Choosing the right wall partner matters
Drainage is not just a detail for the installer to sort out later. It should be part of the wall conversation when the project is being planned. Product selection, site layout, grading, and drainage all affect one another.
For contractors and property owners, that means it helps to work with a supplier that understands more than just block availability. A practical partner can help identify whether the project calls for a gravity wall, a larger modular system, or an engineered solution with more specific drainage requirements. That early guidance can prevent expensive corrections after installation begins.
Precast Solutions supports retaining wall projects with precast product options and practical next-step guidance, including contractor referrals when needed. That kind of support is especially useful when the job needs to move quickly without losing sight of long-term performance.

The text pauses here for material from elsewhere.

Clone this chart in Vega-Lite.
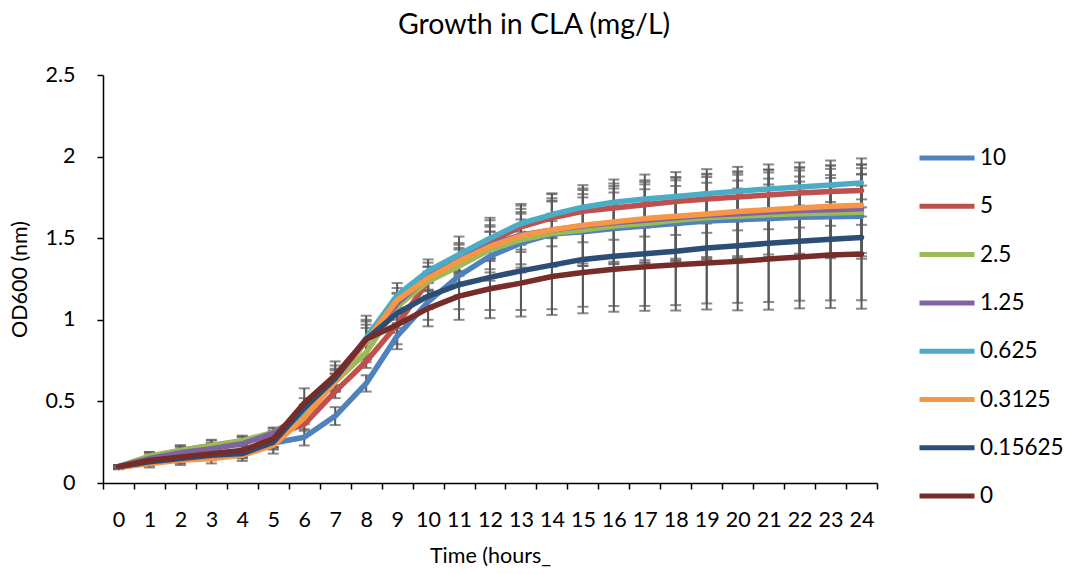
{
"$schema": "https://vega.github.io/schema/vega-lite/v6.json",
"width": 774, "height": 408,
"autosize": {"type": "none"},
"padding": {"left": 103, "top": 75, "right": 192, "bottom": 91},
"background": "white",
"config": {"font": "Lato", "view": {"stroke": null},
 "axis": {"grid": false, "domainColor": "#000", "tickColor": "#000", "labelColor": "#000", "titleColor": "#000", "labelFont": "Lato", "titleFont": "Lato", "titleFontWeight": "normal", "domainWidth": 1.5, "tickWidth": 1.5},
 "legend": {"labelFont": "Lato", "labelColor": "#000"}},
"title": {"text": "Growth in CLA (mg/L)", "fontSize": 28.5, "fontWeight": "normal", "font": "Lato", "color": "#000", "anchor": "middle", "frame": "group", "dx": 44, "offset": 25},
"data": {"values": [
{"s":"10","t":0,"v":0.095,"e":0.01},{"s":"10","t":1,"v":0.13,"e":0.025},{"s":"10","t":2,"v":0.15,"e":0.03},{"s":"10","t":3,"v":0.17,"e":0.03},{"s":"10","t":4,"v":0.19,"e":0.035},{"s":"10","t":5,"v":0.245,"e":0.04},{"s":"10","t":6,"v":0.28,"e":0.05},{"s":"10","t":7,"v":0.41,"e":0.055},{"s":"10","t":8,"v":0.61,"e":0.05},{"s":"10","t":9,"v":0.90,"e":0.08},{"s":"10","t":10,"v":1.11,"e":0.15},{"s":"10","t":11,"v":1.27,"e":0.12},{"s":"10","t":12,"v":1.39,"e":0.15},{"s":"10","t":13,"v":1.47,"e":0.18},{"s":"10","t":14,"v":1.525,"e":0.2},{"s":"10","t":15,"v":1.54,"e":0.21},{"s":"10","t":16,"v":1.56,"e":0.22},{"s":"10","t":17,"v":1.575,"e":0.225},{"s":"10","t":18,"v":1.59,"e":0.23},{"s":"10","t":19,"v":1.605,"e":0.235},{"s":"10","t":20,"v":1.613,"e":0.24},{"s":"10","t":21,"v":1.62,"e":0.245},{"s":"10","t":22,"v":1.628,"e":0.25},{"s":"10","t":23,"v":1.632,"e":0.255},{"s":"10","t":24,"v":1.634,"e":0.26},
{"s":"5","t":0,"v":0.10,"e":0.01},{"s":"5","t":1,"v":0.16,"e":0.03},{"s":"5","t":2,"v":0.20,"e":0.03},{"s":"5","t":3,"v":0.23,"e":0.03},{"s":"5","t":4,"v":0.255,"e":0.03},{"s":"5","t":5,"v":0.29,"e":0.03},{"s":"5","t":6,"v":0.36,"e":0.04},{"s":"5","t":7,"v":0.56,"e":0.04},{"s":"5","t":8,"v":0.745,"e":0.04},{"s":"5","t":9,"v":0.97,"e":0.05},{"s":"5","t":10,"v":1.235,"e":0.06},{"s":"5","t":11,"v":1.38,"e":0.08},{"s":"5","t":12,"v":1.48,"e":0.1},{"s":"5","t":13,"v":1.57,"e":0.11},{"s":"5","t":14,"v":1.625,"e":0.12},{"s":"5","t":15,"v":1.665,"e":0.13},{"s":"5","t":16,"v":1.685,"e":0.135},{"s":"5","t":17,"v":1.705,"e":0.14},{"s":"5","t":18,"v":1.725,"e":0.145},{"s":"5","t":19,"v":1.74,"e":0.15},{"s":"5","t":20,"v":1.752,"e":0.15},{"s":"5","t":21,"v":1.765,"e":0.155},{"s":"5","t":22,"v":1.777,"e":0.155},{"s":"5","t":23,"v":1.786,"e":0.16},{"s":"5","t":24,"v":1.793,"e":0.16},
{"s":"2.5","t":0,"v":0.10,"e":0.01},{"s":"2.5","t":1,"v":0.165,"e":0.025},{"s":"2.5","t":2,"v":0.20,"e":0.03},{"s":"2.5","t":3,"v":0.23,"e":0.035},{"s":"2.5","t":4,"v":0.26,"e":0.03},{"s":"2.5","t":5,"v":0.31,"e":0.03},{"s":"2.5","t":6,"v":0.42,"e":0.04},{"s":"2.5","t":7,"v":0.62,"e":0.05},{"s":"2.5","t":8,"v":0.80,"e":0.06},{"s":"2.5","t":9,"v":1.08,"e":0.08},{"s":"2.5","t":10,"v":1.235,"e":0.09},{"s":"2.5","t":11,"v":1.33,"e":0.1},{"s":"2.5","t":12,"v":1.43,"e":0.14},{"s":"2.5","t":13,"v":1.49,"e":0.17},{"s":"2.5","t":14,"v":1.53,"e":0.2},{"s":"2.5","t":15,"v":1.55,"e":0.22},{"s":"2.5","t":16,"v":1.575,"e":0.23},{"s":"2.5","t":17,"v":1.59,"e":0.24},{"s":"2.5","t":18,"v":1.61,"e":0.245},{"s":"2.5","t":19,"v":1.625,"e":0.25},{"s":"2.5","t":20,"v":1.634,"e":0.255},{"s":"2.5","t":21,"v":1.643,"e":0.26},{"s":"2.5","t":22,"v":1.65,"e":0.265},{"s":"2.5","t":23,"v":1.655,"e":0.27},{"s":"2.5","t":24,"v":1.659,"e":0.27},
{"s":"1.25","t":0,"v":0.10,"e":0.01},{"s":"1.25","t":1,"v":0.15,"e":0.03},{"s":"1.25","t":2,"v":0.185,"e":0.035},{"s":"1.25","t":3,"v":0.21,"e":0.035},{"s":"1.25","t":4,"v":0.24,"e":0.04},{"s":"1.25","t":5,"v":0.305,"e":0.03},{"s":"1.25","t":6,"v":0.43,"e":0.05},{"s":"1.25","t":7,"v":0.63,"e":0.06},{"s":"1.25","t":8,"v":0.87,"e":0.1},{"s":"1.25","t":9,"v":1.10,"e":0.065},{"s":"1.25","t":10,"v":1.265,"e":0.085},{"s":"1.25","t":11,"v":1.37,"e":0.1},{"s":"1.25","t":12,"v":1.46,"e":0.15},{"s":"1.25","t":13,"v":1.52,"e":0.18},{"s":"1.25","t":14,"v":1.55,"e":0.22},{"s":"1.25","t":15,"v":1.575,"e":0.23},{"s":"1.25","t":16,"v":1.595,"e":0.24},{"s":"1.25","t":17,"v":1.61,"e":0.245},{"s":"1.25","t":18,"v":1.625,"e":0.25},{"s":"1.25","t":19,"v":1.64,"e":0.255},{"s":"1.25","t":20,"v":1.65,"e":0.26},{"s":"1.25","t":21,"v":1.66,"e":0.26},{"s":"1.25","t":22,"v":1.67,"e":0.265},{"s":"1.25","t":23,"v":1.675,"e":0.27},{"s":"1.25","t":24,"v":1.68,"e":0.27},
{"s":"0.625","t":0,"v":0.10,"e":0.01},{"s":"0.625","t":1,"v":0.14,"e":0.02},{"s":"0.625","t":2,"v":0.16,"e":0.025},{"s":"0.625","t":3,"v":0.18,"e":0.03},{"s":"0.625","t":4,"v":0.20,"e":0.03},{"s":"0.625","t":5,"v":0.26,"e":0.04},{"s":"0.625","t":6,"v":0.42,"e":0.05},{"s":"0.625","t":7,"v":0.63,"e":0.07},{"s":"0.625","t":8,"v":0.89,"e":0.135},{"s":"0.625","t":9,"v":1.15,"e":0.075},{"s":"0.625","t":10,"v":1.30,"e":0.07},{"s":"0.625","t":11,"v":1.40,"e":0.11},{"s":"0.625","t":12,"v":1.50,"e":0.125},{"s":"0.625","t":13,"v":1.59,"e":0.12},{"s":"0.625","t":14,"v":1.645,"e":0.13},{"s":"0.625","t":15,"v":1.69,"e":0.135},{"s":"0.625","t":16,"v":1.72,"e":0.14},{"s":"0.625","t":17,"v":1.74,"e":0.15},{"s":"0.625","t":18,"v":1.755,"e":0.15},{"s":"0.625","t":19,"v":1.773,"e":0.15},{"s":"0.625","t":20,"v":1.787,"e":0.15},{"s":"0.625","t":21,"v":1.802,"e":0.15},{"s":"0.625","t":22,"v":1.814,"e":0.15},{"s":"0.625","t":23,"v":1.826,"e":0.15},{"s":"0.625","t":24,"v":1.839,"e":0.15},
{"s":"0.3125","t":0,"v":0.095,"e":0.01},{"s":"0.3125","t":1,"v":0.12,"e":0.025},{"s":"0.3125","t":2,"v":0.14,"e":0.03},{"s":"0.3125","t":3,"v":0.15,"e":0.03},{"s":"0.3125","t":4,"v":0.17,"e":0.035},{"s":"0.3125","t":5,"v":0.23,"e":0.05},{"s":"0.3125","t":6,"v":0.40,"e":0.04},{"s":"0.3125","t":7,"v":0.62,"e":0.05},{"s":"0.3125","t":8,"v":0.87,"e":0.08},{"s":"0.3125","t":9,"v":1.12,"e":0.075},{"s":"0.3125","t":10,"v":1.255,"e":0.07},{"s":"0.3125","t":11,"v":1.36,"e":0.08},{"s":"0.3125","t":12,"v":1.45,"e":0.09},{"s":"0.3125","t":13,"v":1.515,"e":0.1},{"s":"0.3125","t":14,"v":1.55,"e":0.1},{"s":"0.3125","t":15,"v":1.58,"e":0.105},{"s":"0.3125","t":16,"v":1.60,"e":0.11},{"s":"0.3125","t":17,"v":1.62,"e":0.11},{"s":"0.3125","t":18,"v":1.635,"e":0.115},{"s":"0.3125","t":19,"v":1.648,"e":0.115},{"s":"0.3125","t":20,"v":1.663,"e":0.115},{"s":"0.3125","t":21,"v":1.675,"e":0.12},{"s":"0.3125","t":22,"v":1.685,"e":0.12},{"s":"0.3125","t":23,"v":1.696,"e":0.12},{"s":"0.3125","t":24,"v":1.702,"e":0.12},
{"s":"0.15625","t":0,"v":0.10,"e":0.01},{"s":"0.15625","t":1,"v":0.13,"e":0.02},{"s":"0.15625","t":2,"v":0.15,"e":0.025},{"s":"0.15625","t":3,"v":0.17,"e":0.03},{"s":"0.15625","t":4,"v":0.18,"e":0.03},{"s":"0.15625","t":5,"v":0.25,"e":0.04},{"s":"0.15625","t":6,"v":0.46,"e":0.06},{"s":"0.15625","t":7,"v":0.64,"e":0.08},{"s":"0.15625","t":8,"v":0.88,"e":0.11},{"s":"0.15625","t":9,"v":1.04,"e":0.09},{"s":"0.15625","t":10,"v":1.145,"e":0.08},{"s":"0.15625","t":11,"v":1.215,"e":0.15},{"s":"0.15625","t":12,"v":1.26,"e":0.2},{"s":"0.15625","t":13,"v":1.30,"e":0.24},{"s":"0.15625","t":14,"v":1.335,"e":0.27},{"s":"0.15625","t":15,"v":1.37,"e":0.29},{"s":"0.15625","t":16,"v":1.39,"e":0.305},{"s":"0.15625","t":17,"v":1.405,"e":0.32},{"s":"0.15625","t":18,"v":1.42,"e":0.33},{"s":"0.15625","t":19,"v":1.44,"e":0.34},{"s":"0.15625","t":20,"v":1.454,"e":0.35},{"s":"0.15625","t":21,"v":1.469,"e":0.36},{"s":"0.15625","t":22,"v":1.482,"e":0.365},{"s":"0.15625","t":23,"v":1.494,"e":0.375},{"s":"0.15625","t":24,"v":1.505,"e":0.385},
{"s":"0","t":0,"v":0.10,"e":0.01},{"s":"0","t":1,"v":0.14,"e":0.025},{"s":"0","t":2,"v":0.16,"e":0.03},{"s":"0","t":3,"v":0.18,"e":0.035},{"s":"0","t":4,"v":0.20,"e":0.04},{"s":"0","t":5,"v":0.27,"e":0.05},{"s":"0","t":6,"v":0.49,"e":0.09},{"s":"0","t":7,"v":0.66,"e":0.085},{"s":"0","t":8,"v":0.88,"e":0.12},{"s":"0","t":9,"v":0.97,"e":0.12},{"s":"0","t":10,"v":1.07,"e":0.07},{"s":"0","t":11,"v":1.145,"e":0.145},{"s":"0","t":12,"v":1.19,"e":0.18},{"s":"0","t":13,"v":1.225,"e":0.205},{"s":"0","t":14,"v":1.265,"e":0.235},{"s":"0","t":15,"v":1.29,"e":0.25},{"s":"0","t":16,"v":1.31,"e":0.26},{"s":"0","t":17,"v":1.325,"e":0.27},{"s":"0","t":18,"v":1.337,"e":0.28},{"s":"0","t":19,"v":1.348,"e":0.285},{"s":"0","t":20,"v":1.358,"e":0.3},{"s":"0","t":21,"v":1.372,"e":0.31},{"s":"0","t":22,"v":1.385,"e":0.315},{"s":"0","t":23,"v":1.397,"e":0.325},{"s":"0","t":24,"v":1.403,"e":0.335}
]},
"encoding": {
 "x": {"field": "t", "type": "quantitative", "scale": {"domain": [-0.5, 24.5], "nice": false, "zero": false},
  "axis": {"values": [-0.5,0.5,1.5,2.5,3.5,4.5,5.5,6.5,7.5,8.5,9.5,10.5,11.5,12.5,13.5,14.5,15.5,16.5,17.5,18.5,19.5,20.5,21.5,22.5,23.5,24.5],
   "labelExpr": "datum.value < 24 ? format(datum.value + 0.5, 'd') : ''", "labelOffset": 15.48, "tickSize": 6, "labelFontSize": 21.5, "labelPadding": 20,
   "labelOverlap": false, "labelBound": false, "labelFlush": false, "title": "Time (hours_", "titleFontSize": 21.5, "titlePadding": 15}}
},
"layer": [
 {"mark": {"type": "errorbar", "ticks": {"size": 11, "thickness": 2, "color": "#595959"}, "rule": {"strokeWidth": 2, "color": "#595959"}, "color": "#595959"},
  "encoding": {"y": {"field": "v", "type": "quantitative", "scale": {"domain": [0, 2.5], "nice": false},
     "axis": {"values": [0,0.5,1,1.5,2,2.5], "format": "~g", "tickSize": 6, "labelFontSize": 21.5, "labelPadding": 22, "title": "OD600 (nm)", "titleFontSize": 21.5, "titlePadding": 13}},
   "yError": {"field": "e"}}},
 {"mark": {"type": "line", "strokeWidth": 5.5, "strokeCap": "round", "strokeJoin": "round"},
  "encoding": {"y": {"field": "v", "type": "quantitative", "scale": {"domain": [0, 2.5], "nice": false},
     "axis": {"values": [0,0.5,1,1.5,2,2.5], "format": "~g", "tickSize": 6, "labelFontSize": 21.5, "labelPadding": 22, "title": "OD600 (nm)", "titleFontSize": 21.5, "titlePadding": 13}},
   "color": {"field": "s", "type": "nominal",
     "scale": {"domain": ["10","5","2.5","1.25","0.625","0.3125","0.15625","0"], "range": ["#4F81BD","#C0504D","#9BBB59","#8064A2","#4BACC6","#F79646","#2C4D75","#772C2A"]},
     "legend": {"orient": "none", "legendX": 814, "legendY": 69, "symbolType": "stroke", "symbolSize": 3025, "symbolStrokeWidth": 5, "labelFontSize": 22.5, "labelOffset": 3, "clipHeight": 28, "rowPadding": 20.3, "title": null, "padding": 0}}}}
]
}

What to keep in mind before installation starts
Before a wall goes in, ask where the water will come from, how it will move through the backfill, and exactly where it will exit the site. If any of those answers are vague, the drainage plan is not ready yet.
A precast retaining wall is built for durability, but water management is what protects that investment. Get the drainage right, and the wall has a much better chance of delivering the fast installation, low maintenance, and long service life the system was chosen for in the first place.
If you are planning a retaining wall, treat drainage as part of the structure, not a line item to value-engineer away.